:: PROVIDED DATA ::
⁂
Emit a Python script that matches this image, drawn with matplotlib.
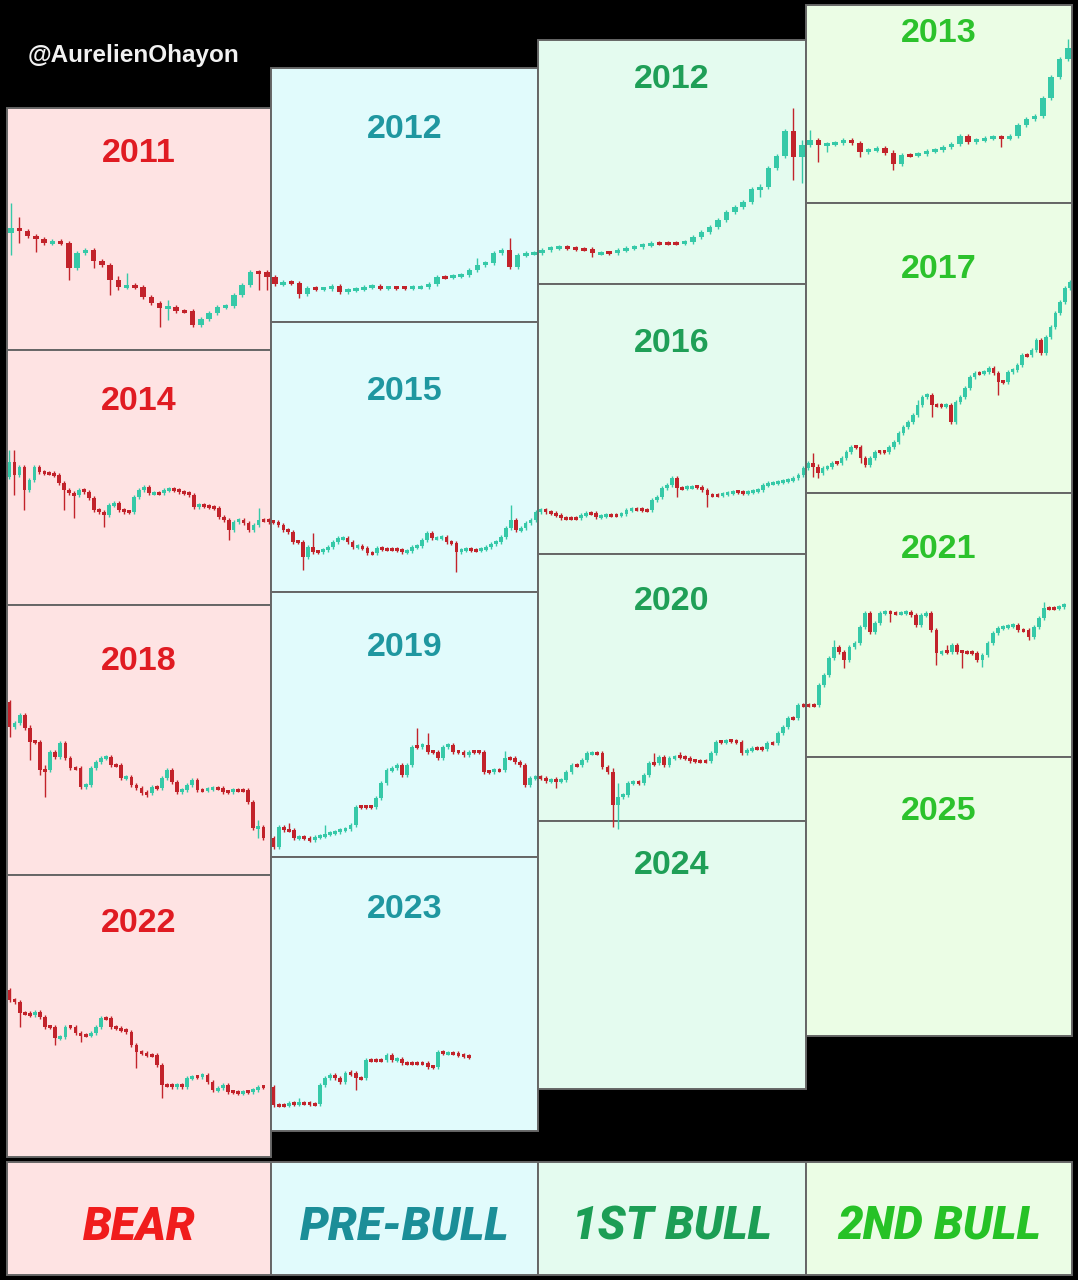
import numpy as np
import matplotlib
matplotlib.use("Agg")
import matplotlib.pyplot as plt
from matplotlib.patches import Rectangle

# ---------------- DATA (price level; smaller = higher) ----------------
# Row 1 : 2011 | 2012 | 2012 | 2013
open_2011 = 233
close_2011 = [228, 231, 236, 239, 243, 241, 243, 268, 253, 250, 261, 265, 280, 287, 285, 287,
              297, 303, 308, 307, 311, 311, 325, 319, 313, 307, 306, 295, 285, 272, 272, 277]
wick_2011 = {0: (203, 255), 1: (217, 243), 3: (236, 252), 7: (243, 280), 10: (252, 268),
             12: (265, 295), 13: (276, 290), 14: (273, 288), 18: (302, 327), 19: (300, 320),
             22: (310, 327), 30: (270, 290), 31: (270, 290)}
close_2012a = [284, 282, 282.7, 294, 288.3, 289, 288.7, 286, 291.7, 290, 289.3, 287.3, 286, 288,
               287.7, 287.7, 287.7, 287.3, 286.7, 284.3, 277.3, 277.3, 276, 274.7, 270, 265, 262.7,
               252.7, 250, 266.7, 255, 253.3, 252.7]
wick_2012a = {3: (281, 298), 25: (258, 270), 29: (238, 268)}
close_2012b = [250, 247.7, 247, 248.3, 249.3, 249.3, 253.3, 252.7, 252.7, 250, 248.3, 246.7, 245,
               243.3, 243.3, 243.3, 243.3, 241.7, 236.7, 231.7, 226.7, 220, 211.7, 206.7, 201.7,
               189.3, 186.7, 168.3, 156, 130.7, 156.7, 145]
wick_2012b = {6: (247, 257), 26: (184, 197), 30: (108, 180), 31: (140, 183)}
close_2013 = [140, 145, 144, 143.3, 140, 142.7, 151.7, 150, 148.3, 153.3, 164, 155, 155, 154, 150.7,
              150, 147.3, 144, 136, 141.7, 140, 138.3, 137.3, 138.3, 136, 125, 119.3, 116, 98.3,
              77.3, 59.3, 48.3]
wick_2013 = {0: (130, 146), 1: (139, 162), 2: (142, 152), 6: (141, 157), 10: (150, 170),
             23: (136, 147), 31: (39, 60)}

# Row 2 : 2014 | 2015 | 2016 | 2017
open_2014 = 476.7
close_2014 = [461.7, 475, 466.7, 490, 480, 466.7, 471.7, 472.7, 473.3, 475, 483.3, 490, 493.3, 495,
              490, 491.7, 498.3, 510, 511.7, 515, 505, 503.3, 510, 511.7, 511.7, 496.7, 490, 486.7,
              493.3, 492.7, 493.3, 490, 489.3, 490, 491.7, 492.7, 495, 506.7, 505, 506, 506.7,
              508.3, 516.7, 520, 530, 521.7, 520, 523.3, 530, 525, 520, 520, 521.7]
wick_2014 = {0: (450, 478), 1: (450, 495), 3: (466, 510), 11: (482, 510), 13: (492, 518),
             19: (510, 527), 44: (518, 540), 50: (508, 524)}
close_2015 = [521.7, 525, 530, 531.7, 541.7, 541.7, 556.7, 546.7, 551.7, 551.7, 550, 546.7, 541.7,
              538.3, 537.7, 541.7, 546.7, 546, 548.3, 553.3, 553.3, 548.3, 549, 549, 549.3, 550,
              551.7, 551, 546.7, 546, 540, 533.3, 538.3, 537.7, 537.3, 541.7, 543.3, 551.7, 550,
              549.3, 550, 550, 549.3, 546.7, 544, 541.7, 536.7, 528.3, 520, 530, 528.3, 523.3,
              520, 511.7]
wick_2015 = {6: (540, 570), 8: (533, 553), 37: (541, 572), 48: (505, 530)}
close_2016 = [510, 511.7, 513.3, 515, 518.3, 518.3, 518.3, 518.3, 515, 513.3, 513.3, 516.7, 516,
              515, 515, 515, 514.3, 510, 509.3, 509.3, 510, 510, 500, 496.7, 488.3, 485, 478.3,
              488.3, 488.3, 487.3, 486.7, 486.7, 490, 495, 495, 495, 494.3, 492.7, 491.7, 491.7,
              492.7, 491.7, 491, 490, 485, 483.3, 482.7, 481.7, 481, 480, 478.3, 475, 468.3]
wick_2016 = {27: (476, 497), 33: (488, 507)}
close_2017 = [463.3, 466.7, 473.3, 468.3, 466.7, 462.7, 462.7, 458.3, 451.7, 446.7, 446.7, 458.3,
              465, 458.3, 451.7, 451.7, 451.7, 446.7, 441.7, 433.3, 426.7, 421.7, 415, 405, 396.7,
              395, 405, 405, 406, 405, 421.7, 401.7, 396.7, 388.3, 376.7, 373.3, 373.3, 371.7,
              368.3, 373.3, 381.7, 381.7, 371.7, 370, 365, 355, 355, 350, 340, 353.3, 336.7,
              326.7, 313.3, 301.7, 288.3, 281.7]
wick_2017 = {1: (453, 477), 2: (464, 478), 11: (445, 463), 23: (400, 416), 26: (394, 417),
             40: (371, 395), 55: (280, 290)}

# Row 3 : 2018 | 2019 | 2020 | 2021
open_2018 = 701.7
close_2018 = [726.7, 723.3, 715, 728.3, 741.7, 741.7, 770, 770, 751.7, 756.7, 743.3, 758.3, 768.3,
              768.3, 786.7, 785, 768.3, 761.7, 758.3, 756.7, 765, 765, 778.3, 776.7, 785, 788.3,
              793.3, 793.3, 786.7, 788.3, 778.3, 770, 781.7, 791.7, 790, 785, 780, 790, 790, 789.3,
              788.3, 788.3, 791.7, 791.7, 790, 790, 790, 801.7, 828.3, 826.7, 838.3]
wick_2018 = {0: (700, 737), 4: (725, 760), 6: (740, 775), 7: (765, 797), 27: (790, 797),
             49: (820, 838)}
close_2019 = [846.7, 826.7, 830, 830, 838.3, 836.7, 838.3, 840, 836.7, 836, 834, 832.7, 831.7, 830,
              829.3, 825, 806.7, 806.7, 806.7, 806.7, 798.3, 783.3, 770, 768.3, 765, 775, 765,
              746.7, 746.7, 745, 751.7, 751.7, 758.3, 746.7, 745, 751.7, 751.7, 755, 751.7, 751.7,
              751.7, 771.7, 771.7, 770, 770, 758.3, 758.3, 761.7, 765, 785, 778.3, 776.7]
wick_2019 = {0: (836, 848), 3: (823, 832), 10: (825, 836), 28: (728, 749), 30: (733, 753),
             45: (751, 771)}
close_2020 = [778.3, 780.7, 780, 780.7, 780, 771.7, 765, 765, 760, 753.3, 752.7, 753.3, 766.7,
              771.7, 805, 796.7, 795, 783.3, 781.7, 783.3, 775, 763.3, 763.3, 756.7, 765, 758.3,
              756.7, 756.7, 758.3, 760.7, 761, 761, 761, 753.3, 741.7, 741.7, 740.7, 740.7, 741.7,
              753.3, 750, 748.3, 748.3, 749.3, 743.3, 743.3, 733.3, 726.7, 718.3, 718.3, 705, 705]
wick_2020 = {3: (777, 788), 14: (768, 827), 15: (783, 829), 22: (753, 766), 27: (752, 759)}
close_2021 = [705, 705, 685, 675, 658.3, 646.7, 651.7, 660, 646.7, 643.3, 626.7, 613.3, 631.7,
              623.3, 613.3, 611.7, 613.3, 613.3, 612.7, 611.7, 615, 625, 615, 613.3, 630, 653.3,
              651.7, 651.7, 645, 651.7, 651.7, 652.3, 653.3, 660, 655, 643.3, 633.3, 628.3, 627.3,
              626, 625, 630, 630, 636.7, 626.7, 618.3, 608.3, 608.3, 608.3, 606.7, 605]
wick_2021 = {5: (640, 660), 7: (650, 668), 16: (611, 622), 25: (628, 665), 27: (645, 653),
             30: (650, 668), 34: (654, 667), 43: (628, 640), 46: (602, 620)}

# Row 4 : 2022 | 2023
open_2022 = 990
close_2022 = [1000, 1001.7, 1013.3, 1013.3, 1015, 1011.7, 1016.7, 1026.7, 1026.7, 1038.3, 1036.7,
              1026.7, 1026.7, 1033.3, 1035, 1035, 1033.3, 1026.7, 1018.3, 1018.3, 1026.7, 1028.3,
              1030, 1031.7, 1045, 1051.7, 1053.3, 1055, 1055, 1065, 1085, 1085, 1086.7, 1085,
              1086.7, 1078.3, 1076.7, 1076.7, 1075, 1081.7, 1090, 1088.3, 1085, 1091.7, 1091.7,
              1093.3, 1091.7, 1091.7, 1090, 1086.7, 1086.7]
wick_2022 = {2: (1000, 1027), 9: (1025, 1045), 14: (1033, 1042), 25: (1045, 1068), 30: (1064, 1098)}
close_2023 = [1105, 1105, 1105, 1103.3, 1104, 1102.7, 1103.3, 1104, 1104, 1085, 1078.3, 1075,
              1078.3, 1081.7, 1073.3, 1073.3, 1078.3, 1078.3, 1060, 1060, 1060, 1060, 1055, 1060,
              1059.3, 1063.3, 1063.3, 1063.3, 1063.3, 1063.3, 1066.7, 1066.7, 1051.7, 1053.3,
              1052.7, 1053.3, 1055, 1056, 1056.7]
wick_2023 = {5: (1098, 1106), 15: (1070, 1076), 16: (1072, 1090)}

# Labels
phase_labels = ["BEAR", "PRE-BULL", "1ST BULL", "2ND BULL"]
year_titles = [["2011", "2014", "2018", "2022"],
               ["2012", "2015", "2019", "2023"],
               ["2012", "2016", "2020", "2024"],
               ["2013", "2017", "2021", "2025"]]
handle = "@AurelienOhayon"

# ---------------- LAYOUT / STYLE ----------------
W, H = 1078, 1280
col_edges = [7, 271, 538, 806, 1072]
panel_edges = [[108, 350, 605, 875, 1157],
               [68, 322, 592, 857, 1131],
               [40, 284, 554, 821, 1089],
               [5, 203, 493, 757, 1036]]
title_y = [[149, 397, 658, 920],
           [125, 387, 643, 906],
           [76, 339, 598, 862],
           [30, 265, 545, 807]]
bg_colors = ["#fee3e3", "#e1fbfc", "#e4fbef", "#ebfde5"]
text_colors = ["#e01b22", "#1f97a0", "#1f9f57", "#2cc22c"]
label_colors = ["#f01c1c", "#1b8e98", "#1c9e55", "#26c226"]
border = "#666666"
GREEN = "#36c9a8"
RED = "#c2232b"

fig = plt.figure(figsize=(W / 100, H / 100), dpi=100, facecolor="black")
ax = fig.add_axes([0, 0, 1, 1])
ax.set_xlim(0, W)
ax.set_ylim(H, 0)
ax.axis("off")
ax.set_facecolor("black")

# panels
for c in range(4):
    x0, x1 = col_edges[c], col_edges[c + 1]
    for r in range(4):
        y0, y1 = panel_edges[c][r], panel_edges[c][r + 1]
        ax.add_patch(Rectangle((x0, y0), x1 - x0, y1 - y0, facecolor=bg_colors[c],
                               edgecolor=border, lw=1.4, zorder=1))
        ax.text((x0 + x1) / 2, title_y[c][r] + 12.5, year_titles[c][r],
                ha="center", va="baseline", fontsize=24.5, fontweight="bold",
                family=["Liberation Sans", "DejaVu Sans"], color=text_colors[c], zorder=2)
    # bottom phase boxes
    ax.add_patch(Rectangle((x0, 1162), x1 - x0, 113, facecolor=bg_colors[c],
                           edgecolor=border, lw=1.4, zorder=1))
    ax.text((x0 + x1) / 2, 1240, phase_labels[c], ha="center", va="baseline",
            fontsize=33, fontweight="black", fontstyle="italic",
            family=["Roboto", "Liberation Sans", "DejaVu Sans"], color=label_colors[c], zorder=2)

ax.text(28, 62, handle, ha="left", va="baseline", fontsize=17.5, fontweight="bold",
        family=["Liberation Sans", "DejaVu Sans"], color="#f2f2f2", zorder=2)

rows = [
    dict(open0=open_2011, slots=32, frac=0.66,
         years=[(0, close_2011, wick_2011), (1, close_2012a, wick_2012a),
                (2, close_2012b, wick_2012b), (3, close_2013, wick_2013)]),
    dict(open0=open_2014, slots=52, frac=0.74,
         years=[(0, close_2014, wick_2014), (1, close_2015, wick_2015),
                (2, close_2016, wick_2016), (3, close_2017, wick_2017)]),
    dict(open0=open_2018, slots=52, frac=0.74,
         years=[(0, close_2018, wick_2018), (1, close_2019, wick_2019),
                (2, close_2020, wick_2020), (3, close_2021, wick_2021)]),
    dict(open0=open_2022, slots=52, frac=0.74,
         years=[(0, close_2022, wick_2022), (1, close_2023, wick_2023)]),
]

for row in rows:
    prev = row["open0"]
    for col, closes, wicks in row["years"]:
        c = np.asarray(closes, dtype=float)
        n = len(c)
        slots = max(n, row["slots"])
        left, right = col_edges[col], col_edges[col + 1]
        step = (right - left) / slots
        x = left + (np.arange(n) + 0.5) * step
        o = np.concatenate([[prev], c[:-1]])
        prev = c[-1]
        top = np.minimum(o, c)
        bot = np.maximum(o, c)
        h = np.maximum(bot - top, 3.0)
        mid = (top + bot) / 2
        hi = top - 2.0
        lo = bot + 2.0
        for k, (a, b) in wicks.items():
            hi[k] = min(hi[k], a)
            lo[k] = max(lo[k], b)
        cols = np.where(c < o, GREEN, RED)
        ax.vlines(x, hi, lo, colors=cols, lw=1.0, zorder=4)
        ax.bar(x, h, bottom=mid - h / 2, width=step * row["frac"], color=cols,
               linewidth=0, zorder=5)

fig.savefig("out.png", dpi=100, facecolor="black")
⁂
:: REQUIREMENTS ::
Up to and including the line with "from matplotlib.patches import Rectangle", copy the data above from its first line. Skip pictures.

:: FULL SOLUTION ::
Emit a Python script that matches this image, drawn with matplotlib.
import numpy as np
import matplotlib
matplotlib.use("Agg")
import matplotlib.pyplot as plt
from matplotlib.patches import Rectangle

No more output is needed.